The American Alliance of Airport Police Officers (AAAPO) congratulates former Coast Guard Vice Commandant David Pekoske on his confirmation to lead the Transportation Security Administration (TSA). Transportation safety is of the utmost importance, and AAAPO looks forward to working with Administrator Pekoske to improve the security apparatus at our nation’s airports.
During his confirmation hearings, Administrator Pekoske noted that local law enforcement is “absolutely critical” to the TSA’s mission, and AAAPO also believes the TSA is absolutely critical to the mission of airport police officers. TSA’s original purpose — to screen passengers and baggage — is an important function among the layers of airport security.
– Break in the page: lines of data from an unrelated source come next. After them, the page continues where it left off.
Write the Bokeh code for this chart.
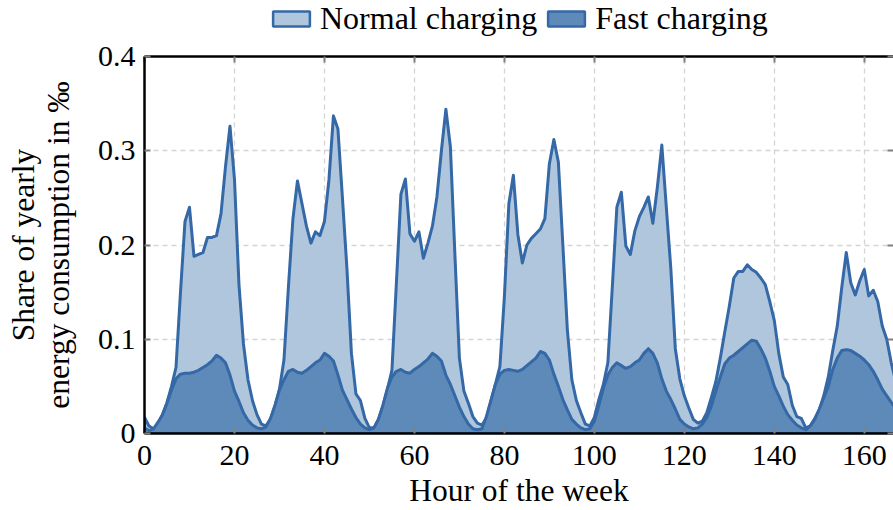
from bokeh.plotting import figure
from bokeh.models import Range1d, FixedTicker, LinearAxis, Legend, LegendItem
from bokeh.layouts import column
from bokeh.embed import file_html
from bokeh.resources import INLINE

hours = list(range(168))

normal = [
    0.017, 0.008, 0.005, 0.010, 0.020, 0.033, 0.050, 0.070, 0.150, 0.225, 0.240, 0.188,
    0.190, 0.192, 0.208, 0.208, 0.210, 0.233, 0.283, 0.326, 0.270, 0.158, 0.095, 0.057,
    0.035, 0.020, 0.010, 0.008, 0.015, 0.029, 0.047, 0.078, 0.156, 0.228, 0.268, 0.244,
    0.220, 0.202, 0.214, 0.210, 0.225, 0.269, 0.337, 0.323, 0.250, 0.175, 0.085, 0.042,
    0.035, 0.016, 0.006, 0.006, 0.015, 0.029, 0.047, 0.067, 0.160, 0.254, 0.270, 0.212,
    0.204, 0.214, 0.186, 0.202, 0.220, 0.251, 0.300, 0.344, 0.304, 0.190, 0.080, 0.045,
    0.032, 0.018, 0.011, 0.009, 0.016, 0.034, 0.052, 0.071, 0.145, 0.244, 0.274, 0.211,
    0.181, 0.200, 0.207, 0.212, 0.217, 0.228, 0.286, 0.312, 0.288, 0.200, 0.110, 0.057,
    0.035, 0.022, 0.010, 0.008, 0.017, 0.036, 0.052, 0.075, 0.156, 0.240, 0.256, 0.199,
    0.190, 0.215, 0.230, 0.240, 0.251, 0.223, 0.261, 0.306, 0.240, 0.175, 0.090, 0.058,
    0.040, 0.027, 0.015, 0.011, 0.013, 0.022, 0.038, 0.055, 0.080, 0.108, 0.135, 0.165,
    0.172, 0.172, 0.179, 0.174, 0.171, 0.165, 0.158, 0.140, 0.120, 0.085, 0.060, 0.052,
    0.030, 0.018, 0.016, 0.006, 0.008, 0.016, 0.025, 0.040, 0.060, 0.088, 0.114, 0.155,
    0.192, 0.160, 0.147, 0.162, 0.174, 0.146, 0.152, 0.140, 0.114, 0.100, 0.075, 0.055,
]

fast = [
    0.006, 0.003, 0.005, 0.012, 0.020, 0.032, 0.046, 0.058, 0.063, 0.064, 0.064, 0.065,
    0.067, 0.070, 0.073, 0.077, 0.083, 0.080, 0.075, 0.062, 0.045, 0.034, 0.022, 0.014,
    0.009, 0.006, 0.005, 0.007, 0.016, 0.030, 0.046, 0.057, 0.066, 0.068, 0.065, 0.064,
    0.067, 0.071, 0.075, 0.078, 0.085, 0.082, 0.077, 0.062, 0.046, 0.036, 0.026, 0.017,
    0.010, 0.006, 0.004, 0.006, 0.015, 0.030, 0.048, 0.060, 0.066, 0.068, 0.065, 0.064,
    0.068, 0.071, 0.075, 0.079, 0.085, 0.082, 0.077, 0.062, 0.052, 0.040, 0.028, 0.018,
    0.010, 0.005, 0.004, 0.005, 0.018, 0.035, 0.052, 0.063, 0.067, 0.068, 0.067, 0.066,
    0.068, 0.072, 0.076, 0.080, 0.087, 0.085, 0.078, 0.063, 0.050, 0.036, 0.025, 0.015,
    0.010, 0.006, 0.004, 0.005, 0.013, 0.030, 0.048, 0.062, 0.070, 0.075, 0.072, 0.069,
    0.071, 0.075, 0.078, 0.085, 0.090, 0.085, 0.075, 0.058, 0.045, 0.036, 0.026, 0.015,
    0.010, 0.007, 0.005, 0.006, 0.010, 0.017, 0.029, 0.045, 0.060, 0.074, 0.080, 0.083,
    0.087, 0.091, 0.095, 0.099, 0.098, 0.090, 0.080, 0.066, 0.050, 0.040, 0.029, 0.020,
    0.014, 0.009, 0.006, 0.004, 0.008, 0.015, 0.026, 0.038, 0.050, 0.068, 0.080, 0.088,
    0.089, 0.088, 0.085, 0.082, 0.078, 0.073, 0.066, 0.057, 0.047, 0.040, 0.033, 0.027,
]

series_names = ["Normal charging", "Fast charging"]
x_ticks = [0, 20, 40, 60, 80, 100, 120, 140, 160]
y_ticks = [0, 0.1, 0.2, 0.3, 0.4]
y_tick_labels = ["0", "0.1", "0.2", "0.3", "0.4"]

LINE = "#3468a6"
LIGHT = "#afc6dd"
DARK = "#5d8ab8"
FONT = "Liberation Serif"
FS = "30px"
FS_LABEL = "31.5px"

LEG_H = 40

# ---------------- main chart ----------------
p = figure(width=893, height=510 - LEG_H, output_backend="svg", toolbar_location=None,
           x_range=Range1d(0, 166.5), y_range=Range1d(0, 0.4),
           min_border_left=144, min_border_right=0, min_border_top=16, min_border_bottom=76)
p.outline_line_color = None
p.background_fill_color = "white"

px = hours + [hours[-1], hours[0]]
p.patch(px, normal + [0, 0], fill_color=LIGHT, line_color=LINE, line_width=3, line_join="round")
p.patch(px, fast + [0, 0], fill_color=DARK, line_color=LINE, line_width=3, line_join="round")

p.xgrid.ticker = FixedTicker(ticks=x_ticks)
p.ygrid.ticker = FixedTicker(ticks=y_ticks)
for g in (p.xgrid, p.ygrid):
    g.grid_line_color = "#d4d4d4"
    g.grid_line_dash = "5 4"
    g.grid_line_width = 1.3

def style_axis(ax, ticks):
    ax.ticker = FixedTicker(ticks=ticks)
    ax.axis_line_color = "black"
    ax.axis_line_width = 2.5
    ax.major_tick_line_color = "#808080"
    ax.major_tick_line_width = 2
    ax.major_tick_in = 6
    ax.major_tick_out = 0
    ax.minor_tick_line_color = None
    ax.major_label_text_font = FONT
    ax.major_label_text_font_size = FS
    ax.major_label_text_color = "black"
    ax.axis_label_text_font = FONT
    ax.axis_label_text_font_size = FS_LABEL
    ax.axis_label_text_font_style = "normal"
    ax.axis_label_text_color = "black"

xa = p.xaxis[0]
style_axis(xa, x_ticks)
xa.major_label_standoff = 12
xa.axis_label = "Hour of the week"
xa.axis_label_standoff = 5

ya = p.yaxis[0]
style_axis(ya, y_ticks)
ya.major_label_overrides = {t: s for t, s in zip(y_ticks, y_tick_labels)}
ya.major_label_standoff = 9
ya.axis_label = "energy consumption in ‰"
ya.axis_label_standoff = 19

ya2 = LinearAxis(axis_label="Share of yearly")
style_axis(ya2, [])
ya2.axis_line_color = None
ya2.axis_label_standoff = -3
p.add_layout(ya2, "left")

ra = LinearAxis()
style_axis(ra, y_ticks)
ra.axis_line_color = None
ra.major_label_text_font_size = "0px"
ra.major_label_standoff = 0
p.add_layout(ra, "right")

ta = LinearAxis()
style_axis(ta, x_ticks)
ta.major_label_text_font_size = "0px"
ta.major_label_standoff = 0
p.add_layout(ta, "above")

# ---------------- legend strip ----------------
lf = figure(width=893, height=LEG_H, output_backend="svg", toolbar_location=None,
            x_range=Range1d(-3, -2), y_range=Range1d(-3, -2),
            x_axis_type=None, y_axis_type=None, min_border=0)
lf.outline_line_color = None
lf.grid.visible = False
l_norm = lf.patch(px, normal + [0, 0], fill_color=LIGHT, line_color=LINE, line_width=2.5)
l_fast = lf.patch(px, fast + [0, 0], fill_color=DARK, line_color=LINE, line_width=2.5)

legend = Legend(items=[LegendItem(label=series_names[0], renderers=[l_norm]),
                       LegendItem(label=series_names[1], renderers=[l_fast])],
                orientation="horizontal", location=(124, 3),
                glyph_width=46, glyph_height=19, label_standoff=6, spacing=6,
                padding=0, margin=0, label_height=28,
                label_text_font=FONT, label_text_font_size="32px", label_text_color="black",
                background_fill_alpha=0, border_line_alpha=0)
lf.add_layout(legend, "center")

layout = column(lf, p, spacing=0)
open("out.html", "w").write(file_html(layout, INLINE))
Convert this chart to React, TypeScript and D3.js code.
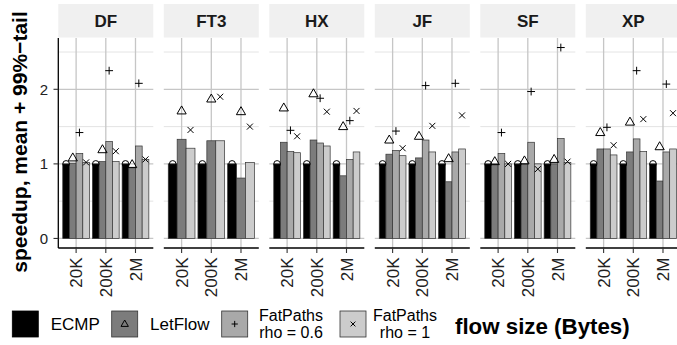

TSA must focus its efforts on providing the best training, equipment and support to give American airports the best passenger and baggage screening system in the world.
Under previous administrations and leadership, TSA mismanagement and mission creep have placed traveler safety at risk. TSA strayed to non-screening functions, such as Behavior Detection Officers, TSA-led Explosive Detection Canine Teams, and Visible Intermodal Prevention and Response programs, which diverted valuable resources and proved to be ineffective in promoting public safety. AAAPO is hopeful that Administrator Pekoske will refocus TSA on its primary objective of screening travelers and bags, and support common-sense safety precautions such as stationing a police officer near TSA screening, providing airport police with real-time accessibility to CCTV footage and screening all airport employees.
“We look forward to working with Administrator Pekoske to address and fortify the current security gaps at our airports,” says Marshall McClain, president of the Los Angeles Airport Peace Officers Association and co-founder of AAAPO. “Our men and women patrol the nation’s airports day in and day out, so we have a unique vantage point on improving airport security. In fact, with many of the suggestions we have offered — including stationing a police officer within 300 feet of the screening area and airport police having real-time access to cameras at airports — it is quite possible that the November 2013 LAX shooting could have been mitigated or the threat lessened. Why wouldn’t the TSA err on the side of caution and at least implement some of these proposals?”
“We welcome Administrator Pekoske to the TSA, and we hope that he will re-evaluate many of the inefficient and ineffective policies put forth by previous management leaders and give careful consideration to the recommendations of local airport law enforcement officers,” says Paul Nunziato, president of the Port Authority Police Benevolent Association and co-founder of AAAPO. “With his experience in the Armed Forces, we hope the new administrator will impose discipline at the agency and instate fundamental reform — such as distinct lines of responsibilities and strong chains of command. As police officers, structure, rules and clear roles of authority are in our DNA and are core elements under which we thrive. The TSA can’t continue its business as usual, given the evolving threat to our airports.”